People stopped laughing last night. They had been laughing, but they stopped at two minutes and twelve seconds into the sixth round of the second Jake Paul-Tyron Woodley fight. For that was when social media star turned pro boxer Paul slammed a thunderous right onto the noggin of former UFC star turned pro boxer Woodley. Unconscious on impact, Woodley literally fell flat on his face, his arms hanging at his sides. The moment was reminiscent of Thomas Hearn’s brutal one punch knockout of fellow great Robert Duran way back in 1984. Everyone knew what Hearns was capable of at the time, though. People knew Paul could hit, sure, but it’s doubtful anyone realized just how frighteningly effective his punches could be before this weekend.

Now they know.

And they’re shocked.

Because they should be.

So let’s put things in perspective.

First and foremost, Paul cannot beat boxing’s premiere attraction, Canelo Alvarez, or anyone near Canelo’s level of skill. At least not yet. Probably not ever. The truth is that Paul’s own skills remain quite rudimentary. Canelo, or any high caliber boxer, for that matter, would not have taken the shot Woodley did. Either that or they would have been set to nullify it’s impact. Let’s not forget, legit as he is, Woodley is a product of the octagon, not the ring. There’s a world of difference between those two combat zones. Mixed martial artists have to be prepared for all sorts of attacks from their opponents. Boxers have to be prepared for punches – not just punches, but punches honed to perfection. There’s a reason why Floyd Mayweather didn’t crumble like so many mixed martial artists had when he was hit clean by Conor McGregor. Mayweather was a natural boxer while McGregor, talented and skilled though he was, was a mixed martial artist operating in someone else’s sport.
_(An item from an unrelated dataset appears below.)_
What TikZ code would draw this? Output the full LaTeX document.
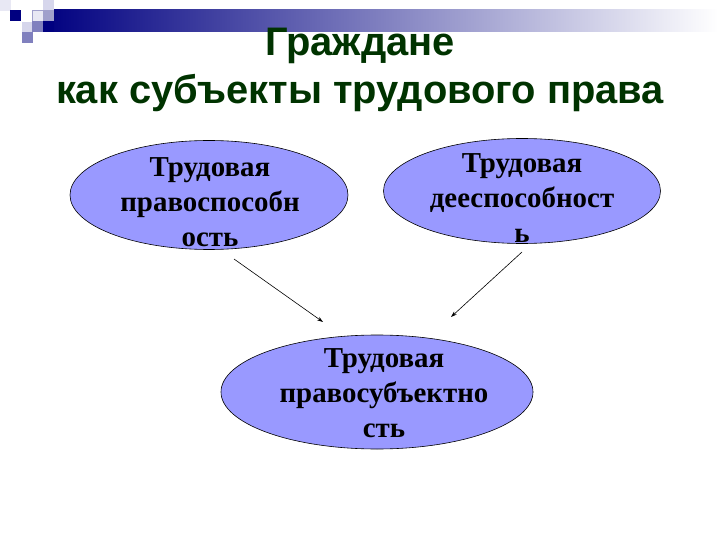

Not to belabor the point, but Paul hasn’t traded punches with a boxer who hadn’t floated into the ring from another athletic realm. Thing is, that’s not necessarily a bad thing. Paul has now had a total of five professional boxing matches. Five. Even the brightest of boxing’s rising stars doesn’t start off fighting high level competition. It would be career suicide, just as it would be career suicide for Paul to try to mix it up with fighters of note right now. He’s growing into the sweet science and such things take time. What’s interesting – and even impressive – about the guy is that he really is growing. He trains his ass off and looks to improve. In short, he takes the sport seriously.

Which is why, limited though his resume is, he should now be taken seriously as a prospect. I use the word “prospect” here because this is a boxing publication which takes boxing seriously. Paul’s popularity ultimately won’t hold up against his own ring accomplishments in this neck of the figurative woods. Yet, with all that out of way, let’s admit that, celebrity or not, Jake Paul is a professional boxer to keep an eye on.

Not that anyone really has a choice to NOT pay attention.